EXERCISE BRIEF: Repeat the records verbatim and leave the pictures out of your copy.

== DATA EXCERPTS

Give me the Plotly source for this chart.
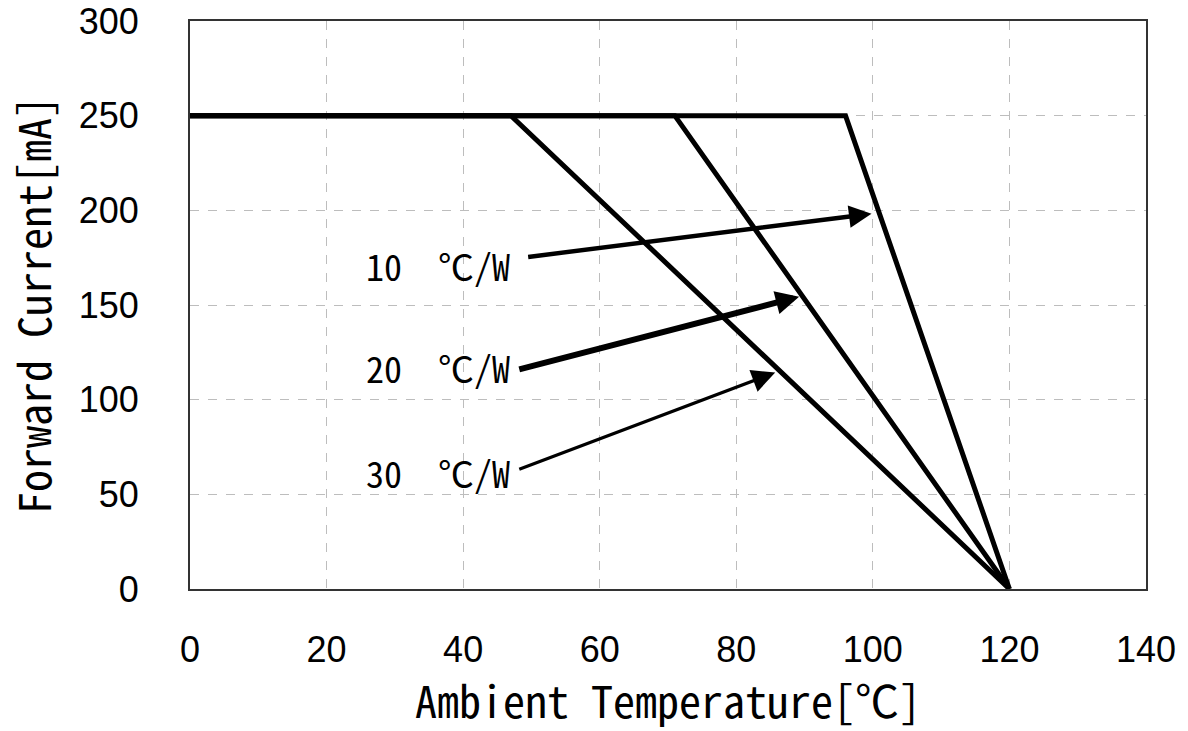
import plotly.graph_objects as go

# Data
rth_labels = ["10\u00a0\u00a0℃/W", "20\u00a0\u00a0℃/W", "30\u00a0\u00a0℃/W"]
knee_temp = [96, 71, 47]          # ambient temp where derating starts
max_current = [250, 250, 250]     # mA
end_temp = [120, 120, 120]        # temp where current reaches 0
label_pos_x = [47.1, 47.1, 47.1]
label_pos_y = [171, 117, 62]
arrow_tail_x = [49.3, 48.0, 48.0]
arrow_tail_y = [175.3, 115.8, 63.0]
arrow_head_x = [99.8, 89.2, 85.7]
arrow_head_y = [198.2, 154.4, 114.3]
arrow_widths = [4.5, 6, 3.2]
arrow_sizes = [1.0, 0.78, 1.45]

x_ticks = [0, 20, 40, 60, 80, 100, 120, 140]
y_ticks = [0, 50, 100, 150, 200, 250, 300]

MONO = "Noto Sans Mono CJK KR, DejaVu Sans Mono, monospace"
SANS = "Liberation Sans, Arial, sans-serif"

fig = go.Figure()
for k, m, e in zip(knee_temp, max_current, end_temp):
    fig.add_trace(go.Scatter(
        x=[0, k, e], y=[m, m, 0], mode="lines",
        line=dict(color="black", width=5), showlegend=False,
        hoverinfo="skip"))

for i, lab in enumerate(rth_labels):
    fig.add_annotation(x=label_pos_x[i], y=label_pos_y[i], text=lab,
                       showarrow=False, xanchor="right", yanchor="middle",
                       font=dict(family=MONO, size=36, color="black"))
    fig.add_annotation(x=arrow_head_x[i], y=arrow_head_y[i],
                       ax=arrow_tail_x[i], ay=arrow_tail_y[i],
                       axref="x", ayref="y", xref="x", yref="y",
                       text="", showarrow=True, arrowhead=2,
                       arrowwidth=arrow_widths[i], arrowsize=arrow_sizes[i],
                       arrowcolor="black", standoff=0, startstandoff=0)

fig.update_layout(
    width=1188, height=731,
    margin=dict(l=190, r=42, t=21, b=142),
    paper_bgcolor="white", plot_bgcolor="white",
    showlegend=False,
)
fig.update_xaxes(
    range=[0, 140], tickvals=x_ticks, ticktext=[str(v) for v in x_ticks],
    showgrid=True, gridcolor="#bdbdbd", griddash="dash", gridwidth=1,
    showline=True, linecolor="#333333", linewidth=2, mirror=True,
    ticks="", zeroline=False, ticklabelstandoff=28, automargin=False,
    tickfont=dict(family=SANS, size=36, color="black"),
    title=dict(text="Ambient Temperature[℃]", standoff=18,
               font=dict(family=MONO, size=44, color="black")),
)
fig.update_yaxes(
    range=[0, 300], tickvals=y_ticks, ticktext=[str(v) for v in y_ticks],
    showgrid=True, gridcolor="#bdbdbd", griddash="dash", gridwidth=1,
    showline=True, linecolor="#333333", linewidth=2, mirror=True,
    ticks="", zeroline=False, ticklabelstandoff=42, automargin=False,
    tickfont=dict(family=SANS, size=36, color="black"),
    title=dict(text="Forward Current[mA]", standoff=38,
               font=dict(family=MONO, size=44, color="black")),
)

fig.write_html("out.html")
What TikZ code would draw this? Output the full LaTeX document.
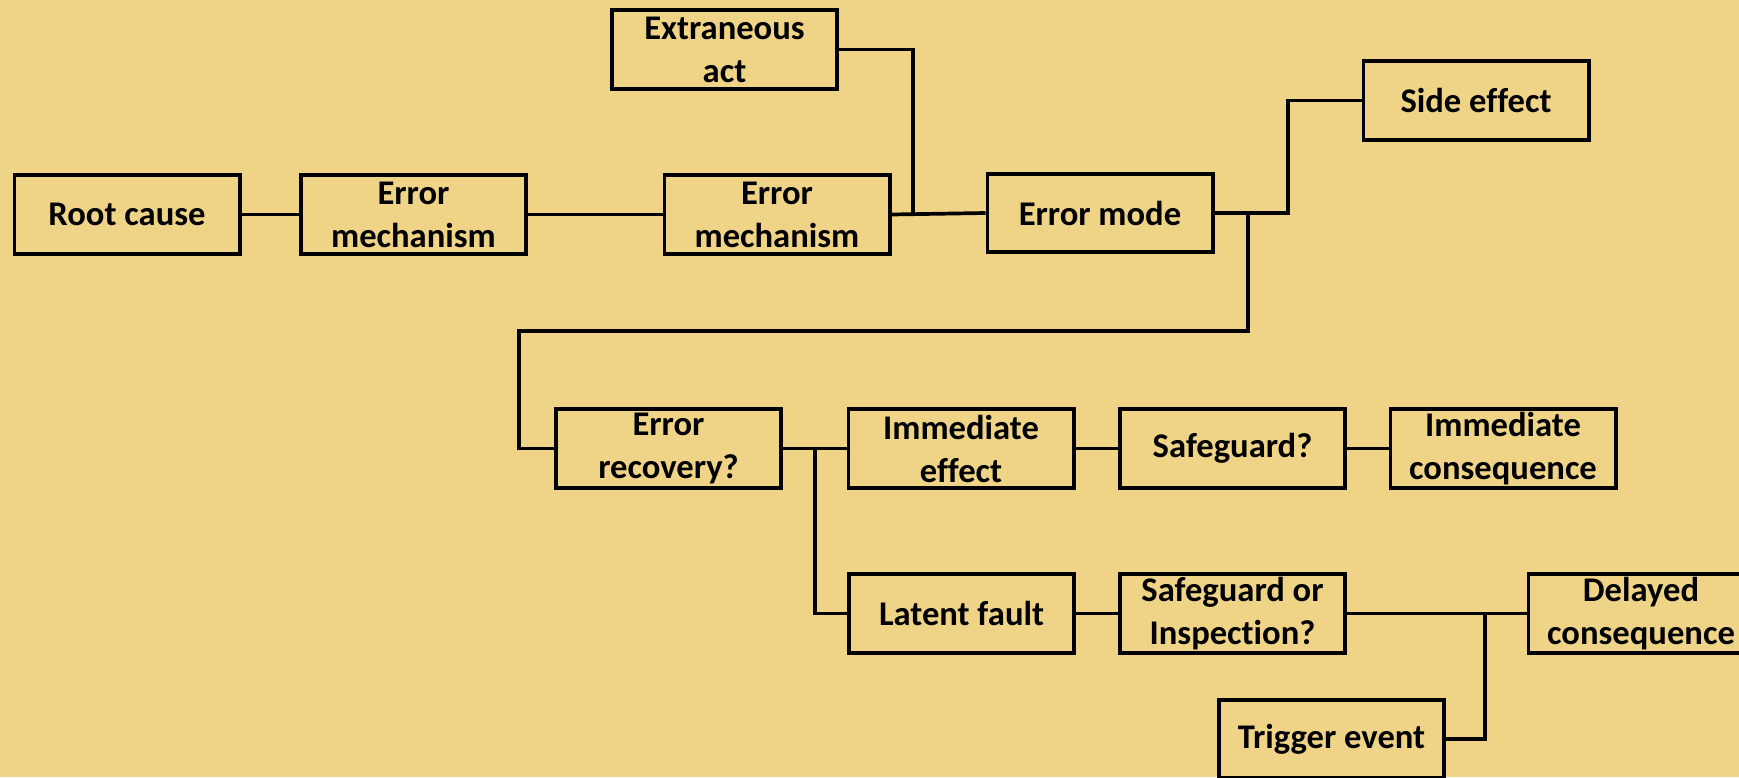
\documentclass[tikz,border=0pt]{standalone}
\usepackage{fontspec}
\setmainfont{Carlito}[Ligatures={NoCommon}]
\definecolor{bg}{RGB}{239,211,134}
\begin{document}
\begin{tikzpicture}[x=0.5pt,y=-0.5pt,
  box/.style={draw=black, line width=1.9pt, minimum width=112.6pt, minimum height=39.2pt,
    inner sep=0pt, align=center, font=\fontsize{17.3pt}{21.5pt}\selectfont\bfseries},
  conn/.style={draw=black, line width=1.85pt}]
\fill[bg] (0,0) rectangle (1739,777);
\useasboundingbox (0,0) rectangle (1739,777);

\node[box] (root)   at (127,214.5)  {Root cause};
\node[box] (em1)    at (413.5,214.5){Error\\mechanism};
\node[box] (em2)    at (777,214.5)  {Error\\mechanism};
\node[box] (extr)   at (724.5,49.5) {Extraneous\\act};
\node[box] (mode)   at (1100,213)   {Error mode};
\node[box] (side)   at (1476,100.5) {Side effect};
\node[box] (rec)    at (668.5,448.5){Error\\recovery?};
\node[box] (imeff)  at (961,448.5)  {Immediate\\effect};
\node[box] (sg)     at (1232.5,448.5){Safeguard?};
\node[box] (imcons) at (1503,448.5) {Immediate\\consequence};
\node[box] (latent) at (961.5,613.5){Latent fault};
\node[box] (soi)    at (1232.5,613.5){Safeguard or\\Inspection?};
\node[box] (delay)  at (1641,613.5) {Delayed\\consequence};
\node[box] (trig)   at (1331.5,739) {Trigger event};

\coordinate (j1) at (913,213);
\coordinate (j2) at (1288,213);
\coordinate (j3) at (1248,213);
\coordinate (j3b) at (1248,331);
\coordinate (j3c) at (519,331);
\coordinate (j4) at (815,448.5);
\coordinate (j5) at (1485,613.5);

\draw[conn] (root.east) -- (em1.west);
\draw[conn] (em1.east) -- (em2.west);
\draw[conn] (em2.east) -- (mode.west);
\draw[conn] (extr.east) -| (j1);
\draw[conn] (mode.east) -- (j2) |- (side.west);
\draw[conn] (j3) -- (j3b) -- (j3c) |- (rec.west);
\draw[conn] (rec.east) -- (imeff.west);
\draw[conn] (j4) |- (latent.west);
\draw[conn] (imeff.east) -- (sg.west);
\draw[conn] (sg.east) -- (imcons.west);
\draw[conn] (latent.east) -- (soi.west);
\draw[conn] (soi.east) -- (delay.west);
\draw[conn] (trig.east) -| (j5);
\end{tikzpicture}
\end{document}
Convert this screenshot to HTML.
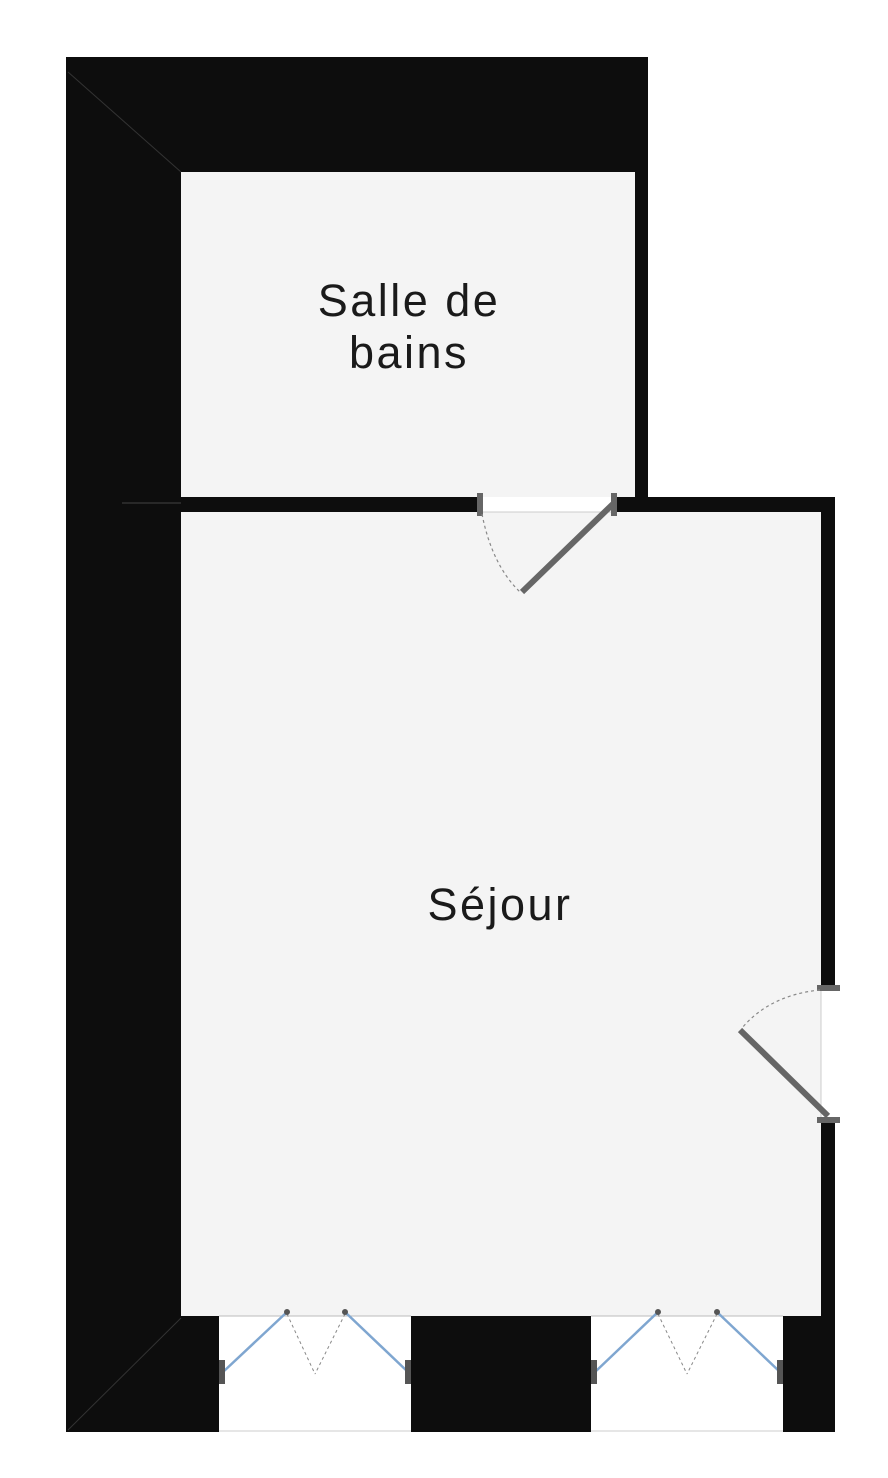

====

PROBLEM SOLUTION:
Give me the Plotly source for this chart.
import plotly.graph_objects as go

# Data
rth_labels = ["10\u00a0\u00a0℃/W", "20\u00a0\u00a0℃/W", "30\u00a0\u00a0℃/W"]
knee_temp = [96, 71, 47]          # ambient temp where derating starts
max_current = [250, 250, 250]     # mA
end_temp = [120, 120, 120]        # temp where current reaches 0
label_pos_x = [47.1, 47.1, 47.1]
label_pos_y = [171, 117, 62]
arrow_tail_x = [49.3, 48.0, 48.0]
arrow_tail_y = [175.3, 115.8, 63.0]
arrow_head_x = [99.8, 89.2, 85.7]
arrow_head_y = [198.2, 154.4, 114.3]
arrow_widths = [4.5, 6, 3.2]
arrow_sizes = [1.0, 0.78, 1.45]

x_ticks = [0, 20, 40, 60, 80, 100, 120, 140]
y_ticks = [0, 50, 100, 150, 200, 250, 300]

MONO = "Noto Sans Mono CJK KR, DejaVu Sans Mono, monospace"
SANS = "Liberation Sans, Arial, sans-serif"

fig = go.Figure()
for k, m, e in zip(knee_temp, max_current, end_temp):
    fig.add_trace(go.Scatter(
        x=[0, k, e], y=[m, m, 0], mode="lines",
        line=dict(color="black", width=5), showlegend=False,
        hoverinfo="skip"))

for i, lab in enumerate(rth_labels):
    fig.add_annotation(x=label_pos_x[i], y=label_pos_y[i], text=lab,
                       showarrow=False, xanchor="right", yanchor="middle",
                       font=dict(family=MONO, size=36, color="black"))
    fig.add_annotation(x=arrow_head_x[i], y=arrow_head_y[i],
                       ax=arrow_tail_x[i], ay=arrow_tail_y[i],
                       axref="x", ayref="y", xref="x", yref="y",
                       text="", showarrow=True, arrowhead=2,
                       arrowwidth=arrow_widths[i], arrowsize=arrow_sizes[i],
                       arrowcolor="black", standoff=0, startstandoff=0)

fig.update_layout(
    width=1188, height=731,
    margin=dict(l=190, r=42, t=21, b=142),
    paper_bgcolor="white", plot_bgcolor="white",
    showlegend=False,
)
fig.update_xaxes(
    range=[0, 140], tickvals=x_ticks, ticktext=[str(v) for v in x_ticks],
    showgrid=True, gridcolor="#bdbdbd", griddash="dash", gridwidth=1,
    showline=True, linecolor="#333333", linewidth=2, mirror=True,
    ticks="", zeroline=False, ticklabelstandoff=28, automargin=False,
    tickfont=dict(family=SANS, size=36, color="black"),
    title=dict(text="Ambient Temperature[℃]", standoff=18,
               font=dict(family=MONO, size=44, color="black")),
)
fig.update_yaxes(
    range=[0, 300], tickvals=y_ticks, ticktext=[str(v) for v in y_ticks],
    showgrid=True, gridcolor="#bdbdbd", griddash="dash", gridwidth=1,
    showline=True, linecolor="#333333", linewidth=2, mirror=True,
    ticks="", zeroline=False, ticklabelstandoff=42, automargin=False,
    tickfont=dict(family=SANS, size=36, color="black"),
    title=dict(text="Forward Current[mA]", standoff=38,
               font=dict(family=MONO, size=44, color="black")),
)

fig.write_html("out.html")
What TikZ code would draw this? Output the full LaTeX document.
\documentclass[tikz,border=0pt]{standalone}
\usepackage{fontspec}
\setmainfont{Carlito}[Ligatures={NoCommon}]
\definecolor{bg}{RGB}{239,211,134}
\begin{document}
\begin{tikzpicture}[x=0.5pt,y=-0.5pt,
  box/.style={draw=black, line width=1.9pt, minimum width=112.6pt, minimum height=39.2pt,
    inner sep=0pt, align=center, font=\fontsize{17.3pt}{21.5pt}\selectfont\bfseries},
  conn/.style={draw=black, line width=1.85pt}]
\fill[bg] (0,0) rectangle (1739,777);
\useasboundingbox (0,0) rectangle (1739,777);

\node[box] (root)   at (127,214.5)  {Root cause};
\node[box] (em1)    at (413.5,214.5){Error\\mechanism};
\node[box] (em2)    at (777,214.5)  {Error\\mechanism};
\node[box] (extr)   at (724.5,49.5) {Extraneous\\act};
\node[box] (mode)   at (1100,213)   {Error mode};
\node[box] (side)   at (1476,100.5) {Side effect};
\node[box] (rec)    at (668.5,448.5){Error\\recovery?};
\node[box] (imeff)  at (961,448.5)  {Immediate\\effect};
\node[box] (sg)     at (1232.5,448.5){Safeguard?};
\node[box] (imcons) at (1503,448.5) {Immediate\\consequence};
\node[box] (latent) at (961.5,613.5){Latent fault};
\node[box] (soi)    at (1232.5,613.5){Safeguard or\\Inspection?};
\node[box] (delay)  at (1641,613.5) {Delayed\\consequence};
\node[box] (trig)   at (1331.5,739) {Trigger event};

\coordinate (j1) at (913,213);
\coordinate (j2) at (1288,213);
\coordinate (j3) at (1248,213);
\coordinate (j3b) at (1248,331);
\coordinate (j3c) at (519,331);
\coordinate (j4) at (815,448.5);
\coordinate (j5) at (1485,613.5);

\draw[conn] (root.east) -- (em1.west);
\draw[conn] (em1.east) -- (em2.west);
\draw[conn] (em2.east) -- (mode.west);
\draw[conn] (extr.east) -| (j1);
\draw[conn] (mode.east) -- (j2) |- (side.west);
\draw[conn] (j3) -- (j3b) -- (j3c) |- (rec.west);
\draw[conn] (rec.east) -- (imeff.west);
\draw[conn] (j4) |- (latent.west);
\draw[conn] (imeff.east) -- (sg.west);
\draw[conn] (sg.east) -- (imcons.west);
\draw[conn] (latent.east) -- (soi.west);
\draw[conn] (soi.east) -- (delay.west);
\draw[conn] (trig.east) -| (j5);
\end{tikzpicture}
\end{document}
Convert this screenshot to HTML.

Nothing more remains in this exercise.